After releasing a string of moderately successful singles, she decided to part ways with Curb when label executives insisted on marketing her as a Latino artist.
Mashonee set the record straight in 2006, when she released a concept album entitled “American Indian Story.” The album, which finds Mashonee fully embracing her Lumbee heritage, was nominated for the Best Native American Music Album Grammy.
The singer described attending the annual awards ceremony in 2007.
“That was one of the highlights of my life,” she said. “I’m looking around and seeing these people that I idolize and I’m in the same company. I walked the red carpet and did interviews with E! It was a pretty awesome experience and I don’t want that to be the last time I get to go.”
Since her Grammy appearance, Mashonee has adapted “American Indian Story” into a book, co-headlined a show with Sarah McLachlan at Carnegie Hall, and established a foundation that helps American Indian and Aboriginal students secure college scholarships.

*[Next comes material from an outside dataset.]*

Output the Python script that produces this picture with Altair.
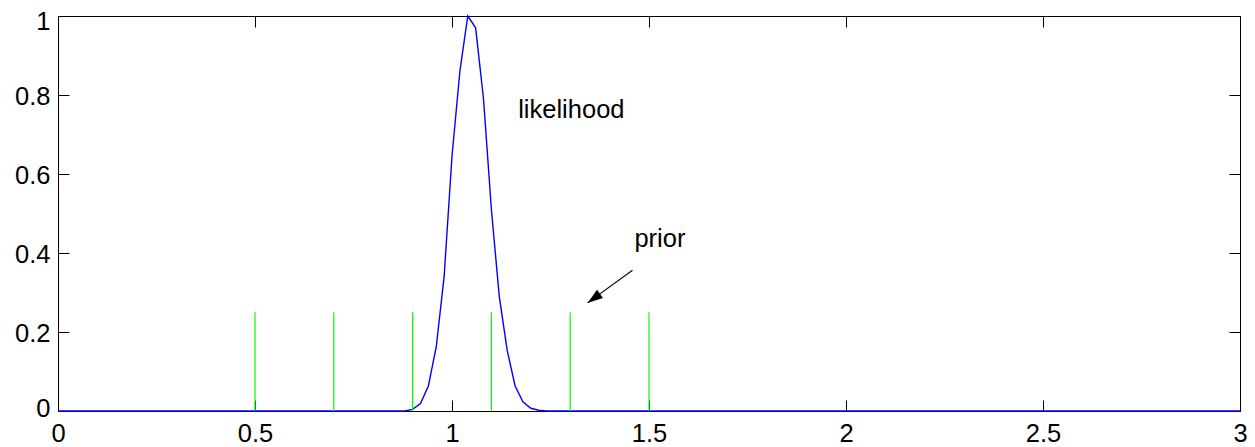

Mashonee, whose parents, Jim and Olean Sampson, still live in Pembroke, is currently putting the finishing touches on her fifth full-length release. She hopes to have a single out by the end of the year and plans to have the album, which is currently untitled, ready to ship by early 2015.
“I’m really excited about the new album and hopes it gets some recognition,” she said. “I worked really hard on it and I’m really proud of it.”
Though she’s not necessarily proud of her first foray into acting, Mashonee said she isn’t exactly ashamed of “The Dinosaur Experiment” either.
“I think that, with movies in general, if you’re entertained that’s what matters most,” she said. “I think it’s entertaining and fun to watch. I also think that people just like dinosaur movies. This is a genre where people like it, no matter what.”